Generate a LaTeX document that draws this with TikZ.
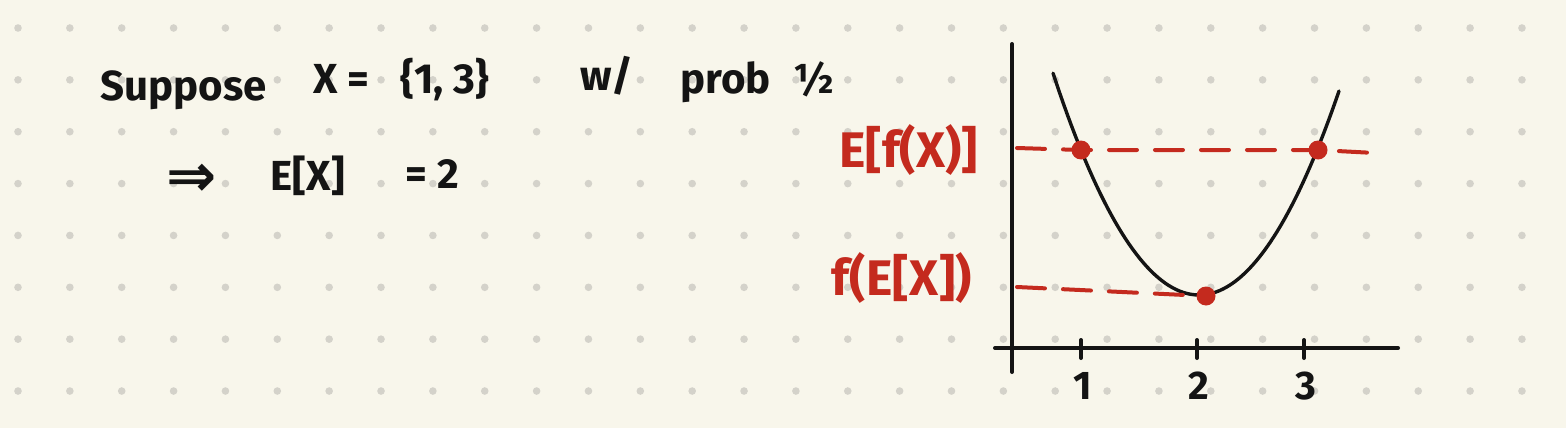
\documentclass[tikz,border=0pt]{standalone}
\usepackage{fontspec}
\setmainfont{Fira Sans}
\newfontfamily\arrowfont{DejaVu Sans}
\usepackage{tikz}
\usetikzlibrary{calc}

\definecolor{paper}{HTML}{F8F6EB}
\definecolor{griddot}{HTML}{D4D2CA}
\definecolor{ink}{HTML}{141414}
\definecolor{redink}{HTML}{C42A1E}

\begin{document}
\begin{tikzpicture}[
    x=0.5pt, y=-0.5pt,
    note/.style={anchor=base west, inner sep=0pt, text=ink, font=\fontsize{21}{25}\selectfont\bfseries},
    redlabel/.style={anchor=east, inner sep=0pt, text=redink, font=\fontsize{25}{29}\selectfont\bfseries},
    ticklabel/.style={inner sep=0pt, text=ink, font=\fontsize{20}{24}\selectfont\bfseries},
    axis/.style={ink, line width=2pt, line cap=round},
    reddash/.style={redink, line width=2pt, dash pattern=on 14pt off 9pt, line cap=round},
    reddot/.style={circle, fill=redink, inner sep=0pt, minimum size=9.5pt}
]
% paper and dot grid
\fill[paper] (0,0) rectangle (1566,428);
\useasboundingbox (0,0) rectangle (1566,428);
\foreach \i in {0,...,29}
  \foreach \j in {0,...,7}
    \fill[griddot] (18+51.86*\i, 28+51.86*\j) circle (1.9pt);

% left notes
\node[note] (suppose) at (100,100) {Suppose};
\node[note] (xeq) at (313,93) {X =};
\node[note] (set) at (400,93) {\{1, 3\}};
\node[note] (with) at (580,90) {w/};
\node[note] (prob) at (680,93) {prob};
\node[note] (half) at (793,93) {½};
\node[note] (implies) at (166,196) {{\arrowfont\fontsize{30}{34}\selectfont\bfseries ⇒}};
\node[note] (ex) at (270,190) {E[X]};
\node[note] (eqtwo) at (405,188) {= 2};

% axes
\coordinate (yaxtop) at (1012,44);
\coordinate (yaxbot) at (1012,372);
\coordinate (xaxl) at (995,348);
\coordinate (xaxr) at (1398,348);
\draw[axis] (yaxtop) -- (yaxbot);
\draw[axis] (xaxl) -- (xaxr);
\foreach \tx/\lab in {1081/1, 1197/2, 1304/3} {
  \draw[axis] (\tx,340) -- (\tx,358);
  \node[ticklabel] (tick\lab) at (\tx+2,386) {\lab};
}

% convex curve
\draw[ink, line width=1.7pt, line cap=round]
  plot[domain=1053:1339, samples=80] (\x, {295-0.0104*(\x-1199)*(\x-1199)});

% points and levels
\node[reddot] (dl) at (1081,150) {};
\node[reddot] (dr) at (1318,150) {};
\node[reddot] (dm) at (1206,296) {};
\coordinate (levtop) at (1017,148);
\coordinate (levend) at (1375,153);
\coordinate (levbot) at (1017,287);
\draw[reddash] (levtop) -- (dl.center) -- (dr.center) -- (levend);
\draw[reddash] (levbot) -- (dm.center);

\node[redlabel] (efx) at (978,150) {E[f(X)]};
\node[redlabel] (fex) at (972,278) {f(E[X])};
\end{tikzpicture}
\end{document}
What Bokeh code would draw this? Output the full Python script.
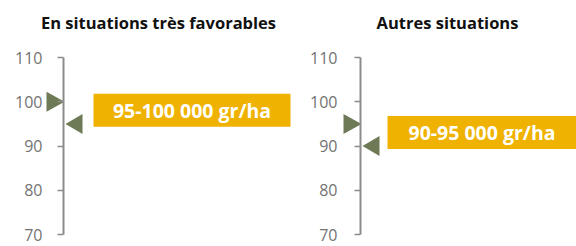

★ ★ ★ ★ ★

PROBLEM REQUIREMENTS →
Would you mind returning each entry above word for word, skipping the images?

ANSWER FOR THIS EXERCISE →
Generate a LaTeX document that draws this with TikZ.
\documentclass[tikz,border=0pt]{standalone}
\usepackage{fontspec}
\setmainfont{Fira Sans}
\newfontfamily\arrowfont{DejaVu Sans}
\usepackage{tikz}
\usetikzlibrary{calc}

\definecolor{paper}{HTML}{F8F6EB}
\definecolor{griddot}{HTML}{D4D2CA}
\definecolor{ink}{HTML}{141414}
\definecolor{redink}{HTML}{C42A1E}

\begin{document}
\begin{tikzpicture}[
    x=0.5pt, y=-0.5pt,
    note/.style={anchor=base west, inner sep=0pt, text=ink, font=\fontsize{21}{25}\selectfont\bfseries},
    redlabel/.style={anchor=east, inner sep=0pt, text=redink, font=\fontsize{25}{29}\selectfont\bfseries},
    ticklabel/.style={inner sep=0pt, text=ink, font=\fontsize{20}{24}\selectfont\bfseries},
    axis/.style={ink, line width=2pt, line cap=round},
    reddash/.style={redink, line width=2pt, dash pattern=on 14pt off 9pt, line cap=round},
    reddot/.style={circle, fill=redink, inner sep=0pt, minimum size=9.5pt}
]
% paper and dot grid
\fill[paper] (0,0) rectangle (1566,428);
\useasboundingbox (0,0) rectangle (1566,428);
\foreach \i in {0,...,29}
  \foreach \j in {0,...,7}
    \fill[griddot] (18+51.86*\i, 28+51.86*\j) circle (1.9pt);

% left notes
\node[note] (suppose) at (100,100) {Suppose};
\node[note] (xeq) at (313,93) {X =};
\node[note] (set) at (400,93) {\{1, 3\}};
\node[note] (with) at (580,90) {w/};
\node[note] (prob) at (680,93) {prob};
\node[note] (half) at (793,93) {½};
\node[note] (implies) at (166,196) {{\arrowfont\fontsize{30}{34}\selectfont\bfseries ⇒}};
\node[note] (ex) at (270,190) {E[X]};
\node[note] (eqtwo) at (405,188) {= 2};

% axes
\coordinate (yaxtop) at (1012,44);
\coordinate (yaxbot) at (1012,372);
\coordinate (xaxl) at (995,348);
\coordinate (xaxr) at (1398,348);
\draw[axis] (yaxtop) -- (yaxbot);
\draw[axis] (xaxl) -- (xaxr);
\foreach \tx/\lab in {1081/1, 1197/2, 1304/3} {
  \draw[axis] (\tx,340) -- (\tx,358);
  \node[ticklabel] (tick\lab) at (\tx+2,386) {\lab};
}

% convex curve
\draw[ink, line width=1.7pt, line cap=round]
  plot[domain=1053:1339, samples=80] (\x, {295-0.0104*(\x-1199)*(\x-1199)});

% points and levels
\node[reddot] (dl) at (1081,150) {};
\node[reddot] (dr) at (1318,150) {};
\node[reddot] (dm) at (1206,296) {};
\coordinate (levtop) at (1017,148);
\coordinate (levend) at (1375,153);
\coordinate (levbot) at (1017,287);
\draw[reddash] (levtop) -- (dl.center) -- (dr.center) -- (levend);
\draw[reddash] (levbot) -- (dm.center);

\node[redlabel] (efx) at (978,150) {E[f(X)]};
\node[redlabel] (fex) at (972,278) {f(E[X])};
\end{tikzpicture}
\end{document}
What Bokeh code would draw this? Output the full Python script.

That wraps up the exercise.